Не найдется читателя, который не согласился бы, что стихи Вуатюра – стихи придворного, наделенного хорошим вкусом, а стихи Л’Этуаля написаны грубым невежей.
Досадно, что о Вуатюре приходится говорить: на сей раз он проявил вкус. Во множестве стихов… он показал вкус отвратительный. […]
Разве пресловутое «Письмо карпа щуке», принесшее ему такую известность, не отличается принужденным острословием, чрезмерной растянутостью и разве не весьма далеко оно от природы? Не перемешаны ли в нем тонкость и грубость, истинное и ложное? Достойно ли говорить великому Конде, прозванному щукой в придворном кружке, что при его имени «у китов на севере проступают капли пота» и что приближенные императора не раз подумывали, как бы зажарить его и съесть, слегка посолив?
Свидетельствуют ли о хорошем вкусе бесконечные послания, писанные для того только, чтобы показать свое остроумие в игре слов и неожиданных концовках? Разве не противно, когда Вуатюр говорит великому Конде по случаю взятия Дюнкерка: «Убежден, что вы могли бы взять и Луну зубами»!
Думается, что дурной вкус был привит Вуатюру Марино[268], явившимся во Францию вместе с королевой Марией Медичи. Вуатюр и Костар[269] часто цитируют его как образец в своих письмах. Они восхищаются его описанием розы, дочери апреля, девственницы и королевы, которая сидит на престоле, усеянном шипами, в золотом венце и алом плаще, величественно держа свой скипетр из цветов, в окружении сладострастных зефиров – своих придворных и министров. […]
Дурной вкус Бальзака[270] был иного свойства. Его дружеские письма поразительно напыщенны. Кардиналу Лавалетту[271] он пишет, что ни в Ливийских пустынях, ни в пучине моря никогда не водилось столь жестокого чудовища, как подагра и что ежели бы тираны, самая память коих нам ненавистна, располагали подобным орудием пыток, то они терзали бы христианских мучеников именно ломотою.

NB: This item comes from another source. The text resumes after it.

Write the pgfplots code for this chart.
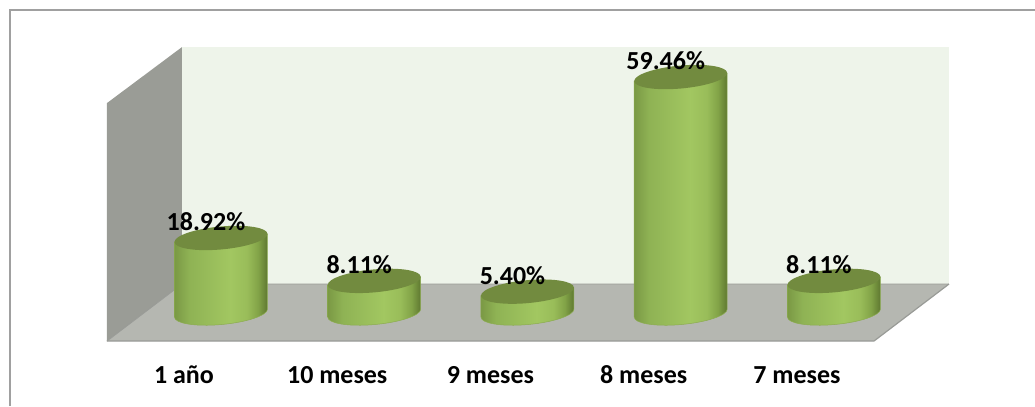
\documentclass[border=0pt]{standalone}
\usepackage{pgfplots}
\pgfplotsset{compat=1.18}
\usepackage{fontspec}
\setmainfont{Carlito}
\definecolor{cyltop}{HTML}{728B3F}
\definecolor{cylrim}{HTML}{8CAC50}
\definecolor{framegray}{HTML}{A0A0A0}
\definecolor{backwall}{HTML}{EEF4EA}
\definecolor{floorgray}{HTML}{B5B7B1}
\definecolor{sidewall}{HTML}{9A9C96}
\definecolor{edgegray}{HTML}{999B97}
\pgfdeclarehorizontalshading{cylshade}{100bp}{
  rgb(0bp)=(0.48,0.60,0.27);
  rgb(25bp)=(0.48,0.60,0.27);
  rgb(33bp)=(0.56,0.70,0.33);
  rgb(55bp)=(0.635,0.78,0.38);
  rgb(64bp)=(0.60,0.74,0.35);
  rgb(70bp)=(0.51,0.64,0.28);
  rgb(75bp)=(0.37,0.47,0.19);
  rgb(100bp)=(0.37,0.47,0.19)}
\pgfdeclareplotmark{cylmark}{%
  \pgfmathsetlengthmacro\hh{\val*3.97pt}%
  \shade[shading=cylshade, draw=cylrim, line width=0.5pt]
    (-46.5pt,-4pt) -- ++(0pt,-\hh)
    .. controls +(0pt,-6.35pt) and +(-25.68pt,-2.21pt) .. ++(46.5pt,-7.5pt)
    .. controls +(25.68pt,2.21pt) and +(0pt,-6.35pt) .. ++(46.5pt,15.5pt)
    -- (46.5pt,4pt) -- cycle;
  \pgfsetfillcolor{cyltop}%
  \pgfpathellipse{\pgfpointorigin}{\pgfpoint{46.5pt}{4pt}}{\pgfpoint{0pt}{11.5pt}}%
  \pgfusepath{fill}%
}
\begin{document}
\begin{tikzpicture}
\begin{axis}[
  scale only axis, width=1035pt, height=406pt,
  xmin=-1.442, xmax=5.312, ymin=-23.43, ymax=78.84,
  axis line style={draw=none},
  major tick length=0pt,
  ytick=\empty,
  xtick={0,1,2,3,4},
  xticklabels={1 año,10 meses,9 meses,8 meses,7 meses},
  x tick label style={font=\fontsize{26}{28}\selectfont\bfseries, anchor=base, xshift=-37pt, yshift=22.6pt, inner sep=0pt},
  /pgf/number format/assume math mode=true,
]
% frame
\draw[framegray, line width=1.5pt] (-1.3768,-23.43) -- (-1.3768,76.32) -- (5.312,76.32);
% walls
\fill[backwall] (-0.2545,67.0) -- (4.7504,67.0) -- (4.7504,7.305) -- (-0.2545,7.305) -- cycle;
\fill[floorgray] (-0.2545,7.305) -- (4.7504,7.305) -- (4.261,-7.053) -- (-0.7439,-7.053) -- cycle;
\fill[sidewall] (-0.7439,52.9) -- (-0.2545,67.0) -- (-0.2545,7.305) -- (-0.7439,-7.053) -- cycle;
\draw[edgegray, line width=0.8pt] (-0.7439,-7.053) -- (-0.2545,7.305) -- (4.7504,7.305);
\draw[edgegray, line width=1.2pt] (-0.7439,-7.053) -- (4.261,-7.053) -- (4.7504,7.305);
\addplot[
  scatter, only marks, mark=cylmark, point meta=y,
  visualization depends on={\thisrow{v} \as \val},
  nodes near coords={\pgfmathprintnumber[fixed, fixed zerofill, precision=2]{\pgfplotspointmeta}\%},
  every node near coord/.append style={font=\fontsize{26}{28}\selectfont\bfseries, anchor=center, xshift=-15pt, yshift=16pt, inner sep=0pt, text=black},
] table[x=i, y=v] {
i v
0 18.92
1 8.11
2 5.40
3 59.46
4 8.11
};
\end{axis}
\end{tikzpicture}
\end{document}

Все эти напыщенные преувеличения, нескончаемые размеренные периоды, противные эпистолярному стилю, все это пустопорожнее витийство, уснащенное латынью и греческим, по поводу двух достаточно посредственных сонетов, о которых якобы спорили двор и город, или по поводу жалкой трагедии «Ирод-детоубийца» принадлежат эпохе, когда вкус еще не был воспитан. И даже «Цинна» и «Письма к провинциалу»[272], поразившие нацию, еще не очистили ее от ржавчины.

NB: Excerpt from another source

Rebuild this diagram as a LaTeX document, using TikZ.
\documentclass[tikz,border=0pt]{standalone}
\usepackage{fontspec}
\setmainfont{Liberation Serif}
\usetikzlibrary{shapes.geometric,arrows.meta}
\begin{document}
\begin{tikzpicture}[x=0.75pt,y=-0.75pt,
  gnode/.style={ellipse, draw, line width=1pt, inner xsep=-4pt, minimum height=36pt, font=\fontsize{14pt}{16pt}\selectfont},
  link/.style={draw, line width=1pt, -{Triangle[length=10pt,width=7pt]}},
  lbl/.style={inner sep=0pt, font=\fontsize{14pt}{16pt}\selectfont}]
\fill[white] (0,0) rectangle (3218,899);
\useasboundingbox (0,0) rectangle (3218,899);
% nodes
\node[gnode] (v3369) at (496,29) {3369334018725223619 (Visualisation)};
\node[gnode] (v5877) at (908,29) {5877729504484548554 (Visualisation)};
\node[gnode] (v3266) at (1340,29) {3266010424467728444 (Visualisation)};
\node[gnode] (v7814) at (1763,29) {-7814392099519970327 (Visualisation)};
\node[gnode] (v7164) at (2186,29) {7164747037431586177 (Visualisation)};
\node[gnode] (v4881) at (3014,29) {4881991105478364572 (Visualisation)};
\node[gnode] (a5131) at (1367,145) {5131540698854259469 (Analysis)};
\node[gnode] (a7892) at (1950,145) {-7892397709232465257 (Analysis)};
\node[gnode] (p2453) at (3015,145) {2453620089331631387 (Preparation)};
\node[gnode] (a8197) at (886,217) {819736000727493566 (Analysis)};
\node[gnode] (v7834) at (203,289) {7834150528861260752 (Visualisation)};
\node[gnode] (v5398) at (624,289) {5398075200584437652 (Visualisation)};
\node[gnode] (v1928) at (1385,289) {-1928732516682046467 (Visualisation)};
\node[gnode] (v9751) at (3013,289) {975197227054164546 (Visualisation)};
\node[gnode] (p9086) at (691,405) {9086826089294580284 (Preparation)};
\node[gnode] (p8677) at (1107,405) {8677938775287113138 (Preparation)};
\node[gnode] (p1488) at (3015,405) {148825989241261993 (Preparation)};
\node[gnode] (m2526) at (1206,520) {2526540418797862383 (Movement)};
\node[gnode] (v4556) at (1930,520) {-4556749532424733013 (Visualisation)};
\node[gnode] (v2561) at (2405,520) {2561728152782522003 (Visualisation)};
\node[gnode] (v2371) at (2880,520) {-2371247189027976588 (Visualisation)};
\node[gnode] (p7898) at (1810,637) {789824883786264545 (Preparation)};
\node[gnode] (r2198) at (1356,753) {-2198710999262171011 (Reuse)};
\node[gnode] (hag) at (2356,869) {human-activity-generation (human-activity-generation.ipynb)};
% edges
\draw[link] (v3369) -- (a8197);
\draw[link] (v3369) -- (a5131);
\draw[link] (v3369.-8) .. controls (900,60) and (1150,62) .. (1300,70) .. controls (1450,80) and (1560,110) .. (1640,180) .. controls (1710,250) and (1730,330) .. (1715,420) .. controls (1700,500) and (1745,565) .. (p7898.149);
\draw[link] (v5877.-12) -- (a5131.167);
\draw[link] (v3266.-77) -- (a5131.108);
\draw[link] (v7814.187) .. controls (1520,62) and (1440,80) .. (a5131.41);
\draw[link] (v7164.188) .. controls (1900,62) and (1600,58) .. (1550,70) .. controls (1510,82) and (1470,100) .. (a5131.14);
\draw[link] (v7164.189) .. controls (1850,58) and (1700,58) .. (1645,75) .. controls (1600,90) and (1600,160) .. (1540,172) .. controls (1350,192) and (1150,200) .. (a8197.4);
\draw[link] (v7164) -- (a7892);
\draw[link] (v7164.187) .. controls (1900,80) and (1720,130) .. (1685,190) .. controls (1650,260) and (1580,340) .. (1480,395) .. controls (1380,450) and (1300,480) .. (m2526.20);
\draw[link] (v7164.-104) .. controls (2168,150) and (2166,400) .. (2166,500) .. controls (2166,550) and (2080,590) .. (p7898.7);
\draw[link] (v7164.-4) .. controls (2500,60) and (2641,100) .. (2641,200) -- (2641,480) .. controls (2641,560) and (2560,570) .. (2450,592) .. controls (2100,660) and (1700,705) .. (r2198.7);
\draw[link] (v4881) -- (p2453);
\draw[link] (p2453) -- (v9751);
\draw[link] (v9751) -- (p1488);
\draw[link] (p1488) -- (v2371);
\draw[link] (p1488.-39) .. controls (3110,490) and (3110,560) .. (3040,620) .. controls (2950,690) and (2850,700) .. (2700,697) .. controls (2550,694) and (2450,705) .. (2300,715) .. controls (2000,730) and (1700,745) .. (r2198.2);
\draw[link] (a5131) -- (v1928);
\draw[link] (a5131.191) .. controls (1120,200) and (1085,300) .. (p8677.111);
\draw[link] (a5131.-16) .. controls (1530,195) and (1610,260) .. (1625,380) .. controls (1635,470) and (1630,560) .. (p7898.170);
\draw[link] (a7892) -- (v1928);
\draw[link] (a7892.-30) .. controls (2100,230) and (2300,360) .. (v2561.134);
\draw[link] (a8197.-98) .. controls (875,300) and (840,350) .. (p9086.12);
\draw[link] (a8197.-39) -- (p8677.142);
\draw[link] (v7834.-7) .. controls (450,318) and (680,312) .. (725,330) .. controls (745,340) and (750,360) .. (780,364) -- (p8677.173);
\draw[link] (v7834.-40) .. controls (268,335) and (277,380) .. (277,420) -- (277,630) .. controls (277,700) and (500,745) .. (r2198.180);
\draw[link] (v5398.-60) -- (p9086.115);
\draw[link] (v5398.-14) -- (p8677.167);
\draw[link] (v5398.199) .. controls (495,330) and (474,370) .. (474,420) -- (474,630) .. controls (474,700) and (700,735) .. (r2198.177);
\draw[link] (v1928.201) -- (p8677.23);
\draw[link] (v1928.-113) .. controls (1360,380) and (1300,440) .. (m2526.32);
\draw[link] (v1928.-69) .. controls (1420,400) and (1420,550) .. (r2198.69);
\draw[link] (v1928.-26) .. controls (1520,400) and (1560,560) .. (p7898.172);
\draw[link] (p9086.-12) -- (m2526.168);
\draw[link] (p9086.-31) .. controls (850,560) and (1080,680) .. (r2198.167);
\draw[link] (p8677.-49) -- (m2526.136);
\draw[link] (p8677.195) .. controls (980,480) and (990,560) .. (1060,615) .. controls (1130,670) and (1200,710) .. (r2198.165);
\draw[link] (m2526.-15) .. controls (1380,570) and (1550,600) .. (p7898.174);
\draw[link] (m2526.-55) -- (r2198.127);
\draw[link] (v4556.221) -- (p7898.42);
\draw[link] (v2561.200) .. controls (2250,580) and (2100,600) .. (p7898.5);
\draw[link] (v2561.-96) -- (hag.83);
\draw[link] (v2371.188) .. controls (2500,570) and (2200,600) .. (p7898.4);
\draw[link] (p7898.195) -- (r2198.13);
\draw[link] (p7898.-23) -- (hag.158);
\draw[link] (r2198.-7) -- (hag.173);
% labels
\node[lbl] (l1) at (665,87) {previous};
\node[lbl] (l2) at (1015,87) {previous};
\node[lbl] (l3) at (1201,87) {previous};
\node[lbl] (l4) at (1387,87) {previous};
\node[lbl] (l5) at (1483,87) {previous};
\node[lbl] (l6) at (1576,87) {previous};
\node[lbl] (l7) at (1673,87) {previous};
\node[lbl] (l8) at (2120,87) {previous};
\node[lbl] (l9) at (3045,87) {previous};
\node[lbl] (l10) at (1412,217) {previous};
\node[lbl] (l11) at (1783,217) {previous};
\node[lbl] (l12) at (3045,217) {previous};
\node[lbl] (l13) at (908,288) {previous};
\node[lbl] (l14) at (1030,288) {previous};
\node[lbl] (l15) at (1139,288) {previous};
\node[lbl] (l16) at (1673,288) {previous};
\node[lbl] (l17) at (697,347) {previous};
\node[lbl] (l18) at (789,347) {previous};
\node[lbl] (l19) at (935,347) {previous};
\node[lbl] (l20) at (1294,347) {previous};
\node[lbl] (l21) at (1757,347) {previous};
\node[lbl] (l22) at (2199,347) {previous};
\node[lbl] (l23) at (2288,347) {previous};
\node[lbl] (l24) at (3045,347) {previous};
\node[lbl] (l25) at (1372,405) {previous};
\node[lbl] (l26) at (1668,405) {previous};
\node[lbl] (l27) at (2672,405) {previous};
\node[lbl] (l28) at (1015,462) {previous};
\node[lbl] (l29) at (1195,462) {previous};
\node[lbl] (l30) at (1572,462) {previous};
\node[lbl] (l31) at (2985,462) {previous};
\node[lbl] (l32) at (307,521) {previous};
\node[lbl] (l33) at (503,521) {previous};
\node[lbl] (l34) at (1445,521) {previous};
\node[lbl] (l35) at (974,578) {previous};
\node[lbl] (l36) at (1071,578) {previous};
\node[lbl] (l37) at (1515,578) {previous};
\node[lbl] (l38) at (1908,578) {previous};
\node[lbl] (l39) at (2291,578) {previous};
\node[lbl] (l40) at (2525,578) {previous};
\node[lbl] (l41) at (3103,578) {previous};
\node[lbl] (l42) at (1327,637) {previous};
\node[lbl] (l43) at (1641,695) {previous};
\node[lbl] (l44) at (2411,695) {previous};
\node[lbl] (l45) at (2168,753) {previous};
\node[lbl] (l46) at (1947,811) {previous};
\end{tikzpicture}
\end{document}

Знатоки различают даже в творчестве одного человека время, когда его вкус только воспитывался, время, когда он совершенно образовался, и время упадка. Кто, будучи хоть немного образован, не почувствует, сколь разительно отличаются прекрасные сцены «Цинны» от двадцати последних трагедий того же автора?
Есть ли среди людей, причастных к изящной словесности, хоть один, который не заметит, что вкус Буало в «Поэтическом искусстве» куда совершеннее, нежели в «Сатире о парижских затруднениях», где он рисует кошек на водосточных трубах и где вкус его еще весьма далек от тонкости?
Ежели бы он тогда вращался в хорошем обществе, ему посоветовали бы употребить свой талант на предметы более достойные, чем кошки, крысы и мыши.
Подобно тому как постепенно воспитывает свой вкус художник, воспитывает вкус и нация. Веками она коснеет в варварстве, пока не забрезжит на ее небосклоне слабая заря, затем, наконец, наступает ясный день, вслед за которым нацию ждут лишь долгие, печальные сумерки.
Мы давно пришли к убеждению, что, несмотря на все старания Франциска I[274] привить французам вкус к изящным искусствам, истинный вкус утвердился только ко времени Людовика XIV; мы уже сетуем, что настали времена упадка.
Греки в эпоху Восточной Римской империи не скрывали, что утратили вкус, который господствовал в пору Перикла. Современные греки соглашаются, что у них вкуса нет вовсе.
Квинтилиан признавал, что вкус римлян к его времени испортился.
Мы уже говорили в статье «Драматические искусство», как сетовал Лопе де Вега на дурной вкус испанцев.
Итальянцы первыми заметили признаки всеобщего упадка вскоре после бессмертного «seichento»[275] и увидели, как у них на глазах гибнет большинство искусств, ими созданных.